Low lighting and the glow of candles give Horizons a romantic air at night, though the restaurant’s dark-wood interior—meant to resemble an old yacht—reminded us of  a ’70s ski lodge
(minus the cozy fireplace and hot cocoa). Nearly every seat here offers spectacular views of gorgeously illuminated San Francisco. On Monday nights, all bottles of wine are half price, including half bottles. A little vino makes a nice accompaniment to Horizons’ California cuisine, with a heavy emphasis on seafood. (558 Bridgeway Blvd.; 415-331-3232; horizonssausalito.com)

Heath Ceramics
Imagine buying handcrafted, modern tableware found at such upscale eateries as Berkeley’s Chez Panisse—but at Chez Target prices. Hit Heath Ceramics at the right time and you just might be able to. Its factory store sells “seconds” as well as prototypes, discontinued items and samples at a 30 percent or more discount. (First-quality tableware also is available.) The store also sells “homeware” and tiles, with tile overstock available at a discount—perfect for your mid-century-modern remodel. Free tours of the factory, which was established here in 1948, are available Saturday and Sunday mornings at 11, but we’re told the best one is Friday afternoon at 12:30, when you get to watch the craftspersons in action. (400 Gate 5 Road off Harbor Drive; 415-332-3732; heathceramics.com)        
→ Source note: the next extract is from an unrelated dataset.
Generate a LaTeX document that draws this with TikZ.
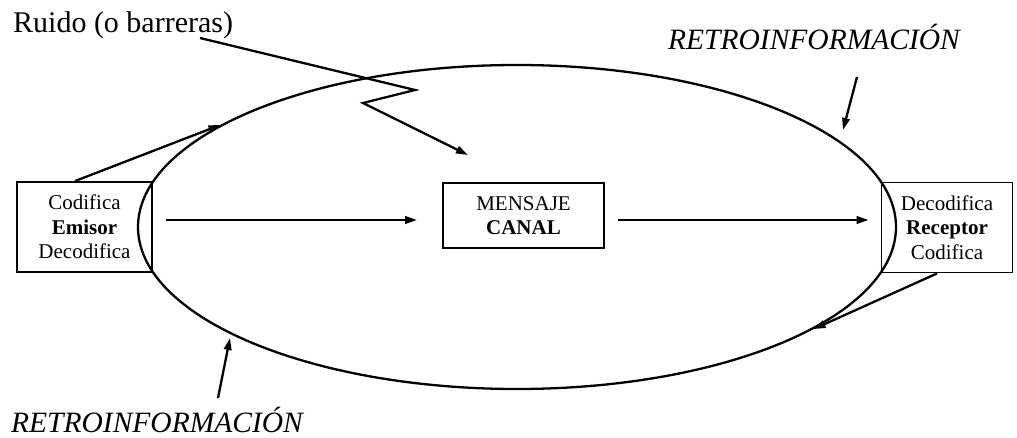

Insider Tip—Sausalito’s north side is home to five floating home marinas on Richardson Bay. The 400-plus homes, ranging from simple to elaborate, sit in berths on the water—though unlike true houseboats, they never set sail. Famous people who’ve called the floating homes home include author Shel Silverstein, actor Sterling Hayden and musician Otis Redding, who possibly penned his famous “The Dock of the Bay” while sitting on the dock of this bay.         

Getting There: Take Interstate 80 west to Highway 37 west to Highway 101 south. Exit at Marin City/Sausalito. Turn left on Bridge Boulevard, then right on Bridgeway
Boulevard, which takes you into town.